273-274: Could you please clarify/expand on what you mean by this sentence, particularly related to WDS growth.

285-292: Same comments as Figure 3 for Figures 4-7. Possibly for these figures you could move the dot and dashed line legend below the plot and then do an inset legend defining the exponential equations and R2 values. Also, if you leave the x-axis labeled where it crosses y=1 I would recommend moving the labels above the axis so that the plotted data that trends downward does not overlap the labels.

299: Could you please explain a bit further the meaning of the Vulnerability Index values? Would WDS G be more vulnerable to contaminating more nodes from a single contamination event than the other WDS evaluated?

302-305: Same comments as above for Figures 8 and 9.

Could you please clarify throughout your results section, are the plotted points the results from the Epanet simulation?


342-344: Can you expand on how this model could be put into practice and what WDS operators would gain from this model that they don’t currently have available to them when planning?
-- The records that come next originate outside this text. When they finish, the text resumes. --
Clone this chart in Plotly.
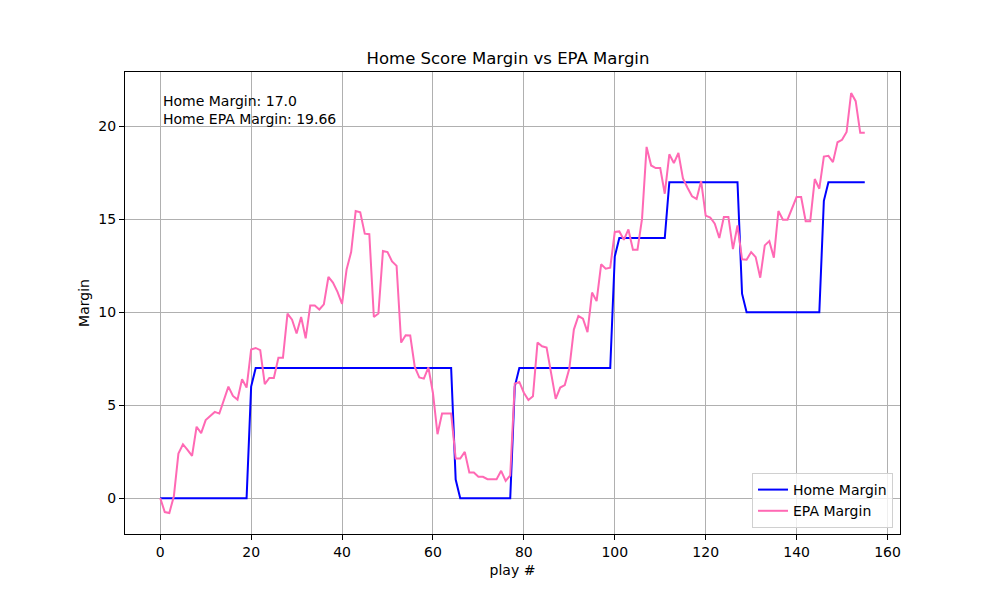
import plotly.graph_objects as go

# play-by-play margins (home team perspective)
plays = list(range(156))

home_margin = (
    [0] * 20 + [6] + [7] * 44 + [1] + [0] * 12 + [6] + [7] * 21 + [13]
    + [14] * 11 + [17] * 16 + [11] + [10] * 17 + [16] + [17] * 9
)

epa_margin = [
    0.0, -0.75, -0.8, 0.1, 2.4, 2.9, 2.6, 2.27, 3.84, 3.5,
    4.2, 4.4, 4.64, 4.55, 5.27, 6.0, 5.5, 5.3, 6.4, 5.95,
    8.0, 8.08, 7.96, 6.13, 6.47, 6.47, 7.55, 7.55, 9.93, 9.6,
    8.86, 9.75, 8.6, 10.36, 10.36, 10.15, 10.43, 11.9, 11.6, 11.1,
    10.45, 12.3, 13.24, 15.45, 15.38, 14.23, 14.2, 9.75, 9.93, 13.3,
    13.24, 12.74, 12.5, 8.37, 8.76, 8.75, 7.06, 6.49, 6.43, 7.03,
    5.66, 3.44, 4.55, 4.55, 4.55, 2.13, 2.13, 2.49, 1.38, 1.38,
    1.15, 1.15, 1.02, 1.02, 1.02, 1.47, 0.93, 1.22, 6.16, 6.25,
    5.67, 5.28, 5.48, 8.37, 8.17, 8.1, 6.8, 5.34, 5.95, 6.08,
    6.97, 9.07, 9.8, 9.66, 8.93, 11.06, 10.6, 12.58, 12.35, 12.4,
    14.32, 14.35, 13.9, 14.46, 13.37, 13.37, 15.04, 18.9, 17.9, 17.76,
    17.76, 16.38, 18.5, 18.03, 18.57, 17.2, 16.7, 16.24, 16.1, 17.06,
    15.2, 15.1, 14.77, 14.0, 15.13, 15.13, 13.4, 14.68, 12.85, 12.83,
    13.24, 12.97, 11.86, 13.6, 13.83, 12.94, 15.45, 14.98, 14.98, 15.57,
    16.2, 16.2, 14.9, 14.9, 17.17, 16.65, 18.38, 18.42, 18.08, 19.15,
    19.28, 19.7, 21.8, 21.36, 19.66, 19.66,
]

x_ticks = [0, 20, 40, 60, 80, 100, 120, 140, 160]
y_ticks = [0, 5, 10, 15, 20]

font_family = "DejaVu Sans"

home_line = go.Scatter(
    x=plays,
    y=home_margin,
    name='Home Margin',
    mode='lines',
    line=dict(color='blue', width=2),
)

epa_line = go.Scatter(
    x=plays,
    y=epa_margin,
    name='EPA Margin',
    mode='lines',
    line=dict(color='#ff69b4', width=2),
)

fig = go.Figure(data=[home_line, epa_line])

axis_style = dict(
    showgrid=True,
    gridcolor='#b0b0b0',
    gridwidth=1,
    showline=True,
    linecolor='black',
    linewidth=1,
    mirror=True,
    ticks='outside',
    ticklen=5,
    tickcolor='black',
    zeroline=False,
    tickfont=dict(size=14, color='black'),
)

# page body adds ~8px offset, so margins are shifted up/left by that much
fig.update_layout(
    width=1000,
    height=600,
    paper_bgcolor='white',
    plot_bgcolor='white',
    font=dict(family=font_family, color='black'),
    margin=dict(l=117, r=108, t=64, b=74),
    title=dict(
        text='Home Score Margin vs EPA Margin',
        x=0.5, xanchor='center',
        y=0.916, yanchor='middle',
        font=dict(size=16.5, color='black'),
    ),
    xaxis=dict(
        axis_style,
        range=[-7.75, 162.75],
        tickvals=x_ticks,
        title=dict(text='play #', font=dict(size=14), standoff=6),
    ),
    yaxis=dict(
        axis_style,
        range=[-1.93, 22.93],
        tickvals=y_ticks,
        title=dict(text='Margin', font=dict(size=14), standoff=5),
    ),
    legend=dict(
        x=0.991, y=0.013,
        xanchor='right', yanchor='bottom',
        bgcolor='rgba(255,255,255,0.8)',
        bordercolor='#d0d0d0',
        borderwidth=1,
        font=dict(size=14),
    ),
    showlegend=True,
)

fig.add_annotation(
    xref='paper', yref='paper',
    x=0.047, y=0.958,
    xanchor='left', yanchor='top',
    align='left',
    showarrow=False,
    text='Home Margin: 17.0<br>Home EPA Margin: 19.66',
    font=dict(size=14, color='black'),
)

fig.write_html("out.html")
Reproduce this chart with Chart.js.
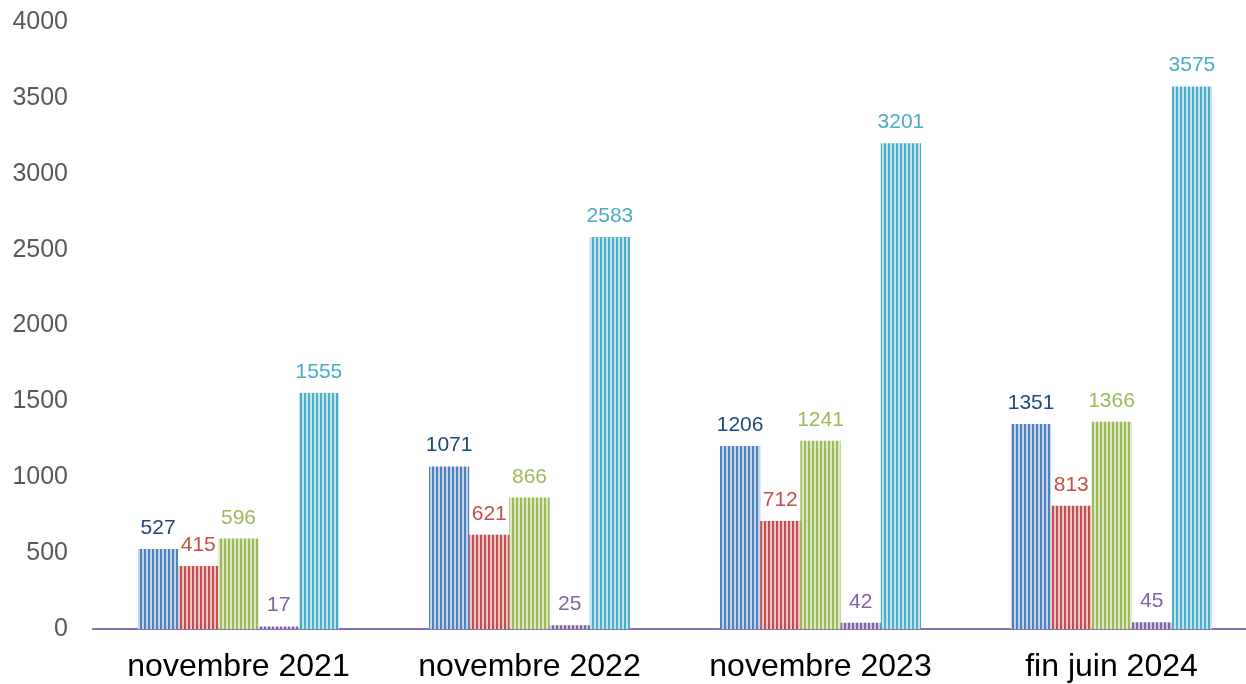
<!DOCTYPE html>
<html>
<head>
<meta charset="utf-8">
<script src="https://cdn.jsdelivr.net/npm/chart.js@4/dist/chart.umd.min.js"></script>
<style>
  html, body { margin: 0; padding: 0; background: #fff; overflow: hidden; }
  #wrap { position: relative; width: 1257px; height: 684px; }
</style>
</head>
<body>
<div id="wrap"><canvas id="c"></canvas></div>
<script>
const categories = ["novembre 2021", "novembre 2022", "novembre 2023", "fin juin 2024"];
const seriesA = [527, 1071, 1206, 1351];
const seriesB = [415, 621, 712, 813];
const seriesC = [596, 866, 1241, 1366];
const seriesD = [17, 25, 42, 45];
const seriesE = [1555, 2583, 3201, 3575];
const yTicks = [0, 500, 1000, 1500, 2000, 2500, 3000, 3500, 4000];

const barColors = ["#4F81BD", "#C0504D", "#9BBB59", "#8064A2", "#4BACC6"];
const lightColors = ["#C3D3EA", "#EBC3C2", "#DCE8C4", "#D2C7E0", "#C0E3EC"];
const labelColors = ["#1F497D", "#C0504D", "#9BBB59", "#8064A2", "#4BACC6"];

function makePattern(dark, light) {
  const p = document.createElement('canvas');
  p.width = 4; p.height = 4;
  const g = p.getContext('2d');
  g.fillStyle = light; g.fillRect(0, 0, 4, 4);
  g.fillStyle = dark; g.fillRect(0, 0, 2, 4);
  return g.createPattern(p, 'repeat');
}

const seriesList = [seriesA, seriesB, seriesC, seriesD, seriesE];
const datasets = seriesList.map((s, i) => ({
  label: 'S' + (i + 1),
  data: s,
  backgroundColor: makePattern(barColors[i], lightColors[i]),
  borderWidth: 0,
  categoryPercentage: 0.691,
  barPercentage: 1.0
}));

const valueLabels = {
  id: 'valueLabels',
  afterDatasetsDraw(chart) {
    const ctx = chart.ctx;
    ctx.save();
    ctx.font = '21px "Liberation Sans", Arial, sans-serif';
    ctx.textAlign = 'center';
    ctx.textBaseline = 'alphabetic';
    chart.data.datasets.forEach((ds, i) => {
      const meta = chart.getDatasetMeta(i);
      ctx.fillStyle = labelColors[i];
      meta.data.forEach((el, j) => {
        ctx.fillText(String(ds.data[j]), el.x, el.y - 15);
      });
    });
    ctx.restore();
  }
};

new Chart(document.getElementById('c'), {
  type: 'bar',
  data: { labels: categories, datasets },
  options: {
    responsive: true,
    maintainAspectRatio: false,
    animation: false,
    layout: { padding: { top: 22, right: 0, left: 0, bottom: 0 } },
    plugins: { legend: { display: false }, tooltip: { enabled: false } },
    scales: {
      x: {
        grid: { display: false, drawTicks: false },
        border: { display: true, color: '#8A6FB0', width: 2 },
        ticks: {
          color: '#000000',
          font: { family: '"Liberation Sans", Arial, sans-serif', size: 32 },
          padding: 19,
          maxRotation: 0
        },
        afterFit(scale) { scale.height = 55; scale.paddingLeft = 0; scale.paddingRight = 0; }
      },
      y: {
        min: 0,
        max: 4000,
        afterBuildTicks(scale) { scale.ticks = yTicks.map(v => ({ value: v })); },
        grid: { display: false, drawTicks: false },
        border: { display: false },
        ticks: {
          color: '#595959',
          font: { family: '"Liberation Sans", Arial, sans-serif', size: 25 },
          padding: 25,
          callback: (v) => String(v)
        },
        afterFit(scale) { scale.width = 93; scale.paddingTop = 0; scale.paddingBottom = 0; }
      }
    }
  },
  plugins: [valueLabels]
});
</script>
</body>
</html>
Can you please discuss the limitations to the model that you have proposed as well as the limitations on their use? Could you also discuss the next step in expanding the model or testing the model that could be done as confirmation.

Could you please discuss more about your results using a undirected vs. directed flow behavior and interpreting the impact it has on the vulnerability index?

Could you also discuss a bit more about the vulnerability index and how to interpret the results.

Author Response

Please see the attached file.

Author Response File: Author Response.pdf

Reviewer 2 Report

No comments.

Well-written and thoroughly-documented research.

Author Response

No need to respond to Reviewer's comments.

Reviewer 3 Report

Congratulations for coming up with a scientifically sound, timely and well-organized research paper. I would highly recommend for its publication in the present form. 

Author Response

No need to respond to Reviewer's comments.

Round 2

Reviewer 1 Report

Thank you for adequately responding to the review.